──────── Provided records ────────

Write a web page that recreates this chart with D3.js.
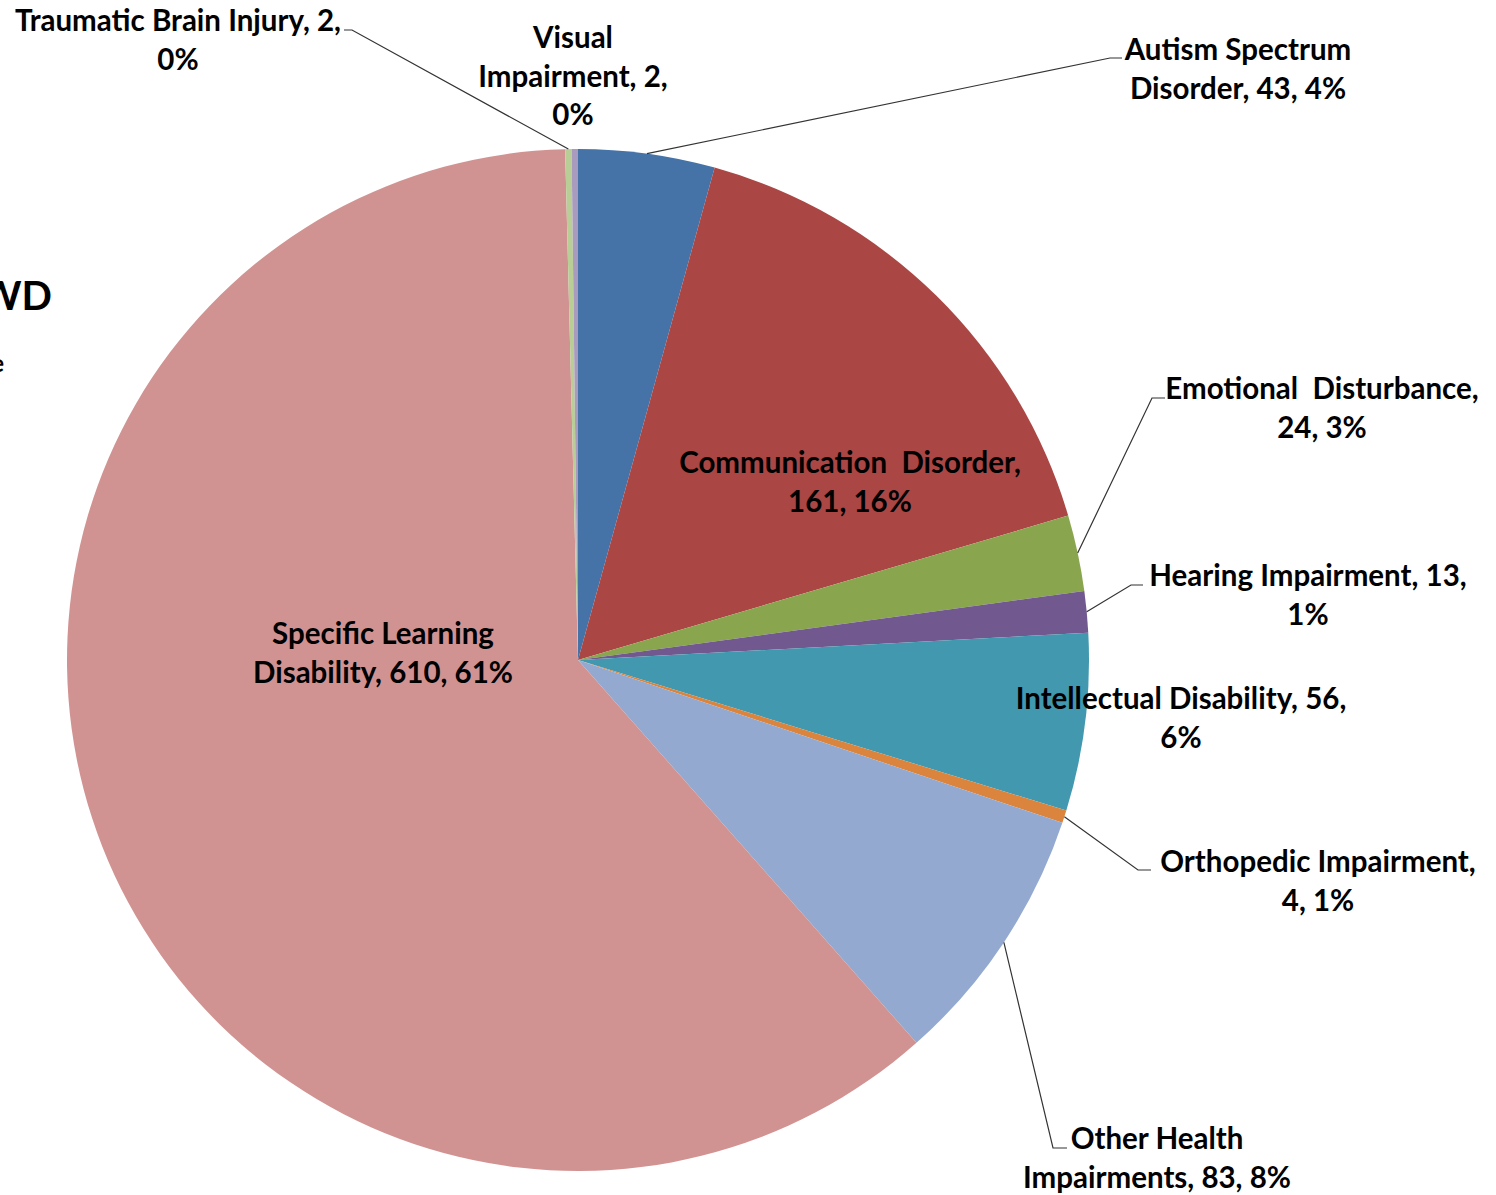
<!DOCTYPE html>
<html>
<head>
<meta charset="utf-8">
<script src="https://cdn.jsdelivr.net/npm/d3@7"></script>
<style>
  body { margin: 0; background: #fff; }
  svg { display: block; }
  text { font-family: Lato, "Open Sans", sans-serif; font-weight: bold; fill: #000; }
</style>
</head>
<body>
<svg id="chart"></svg>
<script>
// categories and counts, in the order the slices run clockwise from the top
let categories = ['Autism Spectrum Disorder', 'Communication Disorder', 'Emotional Disturbance',
  'Hearing Impairment', 'Intellectual Disability', 'Orthopedic Impairment',
  'Other Health Impairments', 'Specific Learning Disability', 'Traumatic Brain Injury',
  'Visual Impairment']
let counts = [43, 161, 24, 13, 56, 4, 83, 610, 2, 2]
let percents = ['4%', '16%', '3%', '1%', '6%', '1%', '8%', '61%', '0%', '0%']

// label text, already broken into lines as in the picture
let labelLines = [
  ['Autism Spectrum', 'Disorder, 43, 4%'],
  ['Communication  Disorder,', '161, 16%'],
  ['Emotional  Disturbance,', '24, 3%'],
  ['Hearing Impairment, 13,', '1%'],
  ['Intellectual Disability, 56,', '6%'],
  ['Orthopedic Impairment,', '4, 1%'],
  ['Other Health', 'Impairments, 83, 8%'],
  ['Specific Learning', 'Disability, 610, 61%'],
  ['Traumatic Brain Injury, 2,', '0%'],
  ['Visual', 'Impairment, 2,', '0%']
]

let colors = ['#4572A7', '#AA4643', '#89A54E', '#71588F', '#4198AF',
  '#DB843D', '#93A9CF', '#D19392', '#B9CD96', '#A99BBD']

let width = 1496
let height = 1195
let cx = 578
let cy = 660
let radius = 511
let lineGap = 38.5
let fontSize = 29.5

// label layout: centre x, y of first line, and the leader elbow (tick from elbow to text)
let labelLayout = [
  { x: 1238, y: 50, elbow: [1110, 58], tick: [1122, 58] },
  { x: 850, y: 463 },
  { x: 1322, y: 389, elbow: [1152, 398], tick: [1165, 398] },
  { x: 1308, y: 576, elbow: [1131, 585], tick: [1143, 585] },
  { x: 1181, y: 699 },
  { x: 1318, y: 862, elbow: [1138, 870], tick: [1151, 870] },
  { x: 1157, y: 1139, elbow: [1053, 1148], tick: [1067, 1148] },
  { x: 383, y: 634 },
  { x: 178, y: 21, elbow: [352, 30], tick: [344, 30] },
  { x: 573, y: 38 }
]

let svg = d3.select('#chart')
  .attr('width', width)
  .attr('height', height)

// title text that is cut off at the left edge in the picture
svg.append('text')
  .attr('x', 52).attr('y', 310)
  .attr('text-anchor', 'end')
  .style('font-size', '40px')
  .text('SWD')
svg.append('text')
  .attr('x', 4).attr('y', 372)
  .attr('text-anchor', 'end')
  .style('font-size', '24px')
  .text('Type')

let data = categories.map((c, i) => ({ name: c, value: counts[i], pct: percents[i], i: i }))

let pie = d3.pie()
  .sort(null)
  .value(d => d.value)

let arc = d3.arc()
  .innerRadius(0)
  .outerRadius(radius)

let arcs = pie(data)

let g = svg.append('g')
  .attr('transform', 'translate(' + cx + ',' + cy + ')')

g.selectAll('path')
  .data(arcs)
  .enter()
  .append('path')
  .attr('d', arc)
  .attr('fill', d => colors[d.data.i])

// leader lines: from the slice's outer middle to the elbow, then a short tick
let outerPoint = (d) => {
  let a = (d.startAngle + d.endAngle) / 2
  return [cx + radius * Math.sin(a), cy - radius * Math.cos(a)]
}

arcs.forEach(d => {
  let lay = labelLayout[d.data.i]
  if (!lay.elbow) return
  let p = outerPoint(d)
  svg.append('polyline')
    .attr('points', [p, lay.elbow, lay.tick].map(q => q.join(',')).join(' '))
    .attr('fill', 'none')
    .attr('stroke', '#333')
    .attr('stroke-width', 1.2)
})

// data labels
arcs.forEach(d => {
  let lay = labelLayout[d.data.i]
  let t = svg.append('text')
    .attr('text-anchor', 'middle')
    .style('font-size', fontSize + 'px')
  labelLines[d.data.i].forEach((line, k) => {
    t.append('tspan')
      .attr('x', lay.x)
      .attr('y', lay.y + k * lineGap)
      .attr('dy', '0.35em')
      .attr('xml:space', 'preserve')
      .style('white-space', 'pre')
      .text(line)
  })
})
</script>
</body>
</html>
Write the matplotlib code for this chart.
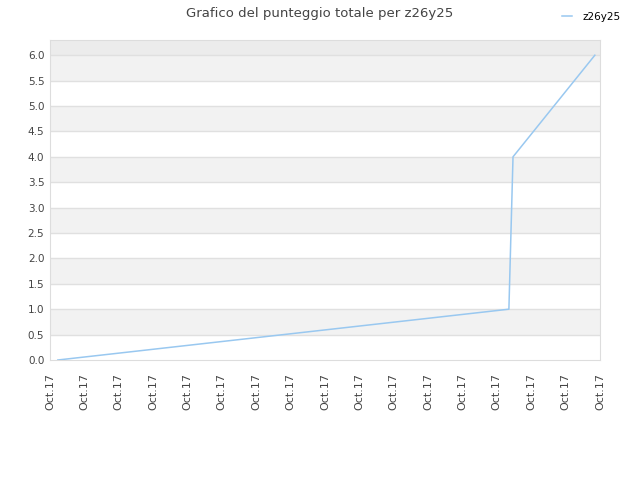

────────

Quote the records in full and exactly; skip any image.

Write a web page that recreates this chart with D3.js.
<!DOCTYPE html>
<html>
<head>
<meta charset="utf-8">
<script src="https://cdn.jsdelivr.net/npm/d3@7"></script>
<style>
  body { margin: 0; background: #fff; }
  svg { display: block; }
  text { font-family: Lato, "Open Sans", sans-serif; font-weight: bold; fill: #000; }
</style>
</head>
<body>
<svg id="chart"></svg>
<script>
// categories and counts, in the order the slices run clockwise from the top
let categories = ['Autism Spectrum Disorder', 'Communication Disorder', 'Emotional Disturbance',
  'Hearing Impairment', 'Intellectual Disability', 'Orthopedic Impairment',
  'Other Health Impairments', 'Specific Learning Disability', 'Traumatic Brain Injury',
  'Visual Impairment']
let counts = [43, 161, 24, 13, 56, 4, 83, 610, 2, 2]
let percents = ['4%', '16%', '3%', '1%', '6%', '1%', '8%', '61%', '0%', '0%']

// label text, already broken into lines as in the picture
let labelLines = [
  ['Autism Spectrum', 'Disorder, 43, 4%'],
  ['Communication  Disorder,', '161, 16%'],
  ['Emotional  Disturbance,', '24, 3%'],
  ['Hearing Impairment, 13,', '1%'],
  ['Intellectual Disability, 56,', '6%'],
  ['Orthopedic Impairment,', '4, 1%'],
  ['Other Health', 'Impairments, 83, 8%'],
  ['Specific Learning', 'Disability, 610, 61%'],
  ['Traumatic Brain Injury, 2,', '0%'],
  ['Visual', 'Impairment, 2,', '0%']
]

let colors = ['#4572A7', '#AA4643', '#89A54E', '#71588F', '#4198AF',
  '#DB843D', '#93A9CF', '#D19392', '#B9CD96', '#A99BBD']

let width = 1496
let height = 1195
let cx = 578
let cy = 660
let radius = 511
let lineGap = 38.5
let fontSize = 29.5

// label layout: centre x, y of first line, and the leader elbow (tick from elbow to text)
let labelLayout = [
  { x: 1238, y: 50, elbow: [1110, 58], tick: [1122, 58] },
  { x: 850, y: 463 },
  { x: 1322, y: 389, elbow: [1152, 398], tick: [1165, 398] },
  { x: 1308, y: 576, elbow: [1131, 585], tick: [1143, 585] },
  { x: 1181, y: 699 },
  { x: 1318, y: 862, elbow: [1138, 870], tick: [1151, 870] },
  { x: 1157, y: 1139, elbow: [1053, 1148], tick: [1067, 1148] },
  { x: 383, y: 634 },
  { x: 178, y: 21, elbow: [352, 30], tick: [344, 30] },
  { x: 573, y: 38 }
]

let svg = d3.select('#chart')
  .attr('width', width)
  .attr('height', height)

// title text that is cut off at the left edge in the picture
svg.append('text')
  .attr('x', 52).attr('y', 310)
  .attr('text-anchor', 'end')
  .style('font-size', '40px')
  .text('SWD')
svg.append('text')
  .attr('x', 4).attr('y', 372)
  .attr('text-anchor', 'end')
  .style('font-size', '24px')
  .text('Type')

let data = categories.map((c, i) => ({ name: c, value: counts[i], pct: percents[i], i: i }))

let pie = d3.pie()
  .sort(null)
  .value(d => d.value)

let arc = d3.arc()
  .innerRadius(0)
  .outerRadius(radius)

let arcs = pie(data)

let g = svg.append('g')
  .attr('transform', 'translate(' + cx + ',' + cy + ')')

g.selectAll('path')
  .data(arcs)
  .enter()
  .append('path')
  .attr('d', arc)
  .attr('fill', d => colors[d.data.i])

// leader lines: from the slice's outer middle to the elbow, then a short tick
let outerPoint = (d) => {
  let a = (d.startAngle + d.endAngle) / 2
  return [cx + radius * Math.sin(a), cy - radius * Math.cos(a)]
}

arcs.forEach(d => {
  let lay = labelLayout[d.data.i]
  if (!lay.elbow) return
  let p = outerPoint(d)
  svg.append('polyline')
    .attr('points', [p, lay.elbow, lay.tick].map(q => q.join(',')).join(' '))
    .attr('fill', 'none')
    .attr('stroke', '#333')
    .attr('stroke-width', 1.2)
})

// data labels
arcs.forEach(d => {
  let lay = labelLayout[d.data.i]
  let t = svg.append('text')
    .attr('text-anchor', 'middle')
    .style('font-size', fontSize + 'px')
  labelLines[d.data.i].forEach((line, k) => {
    t.append('tspan')
      .attr('x', lay.x)
      .attr('y', lay.y + k * lineGap)
      .attr('dy', '0.35em')
      .attr('xml:space', 'preserve')
      .style('white-space', 'pre')
      .text(line)
  })
})
</script>
</body>
</html>
Write the matplotlib code for this chart.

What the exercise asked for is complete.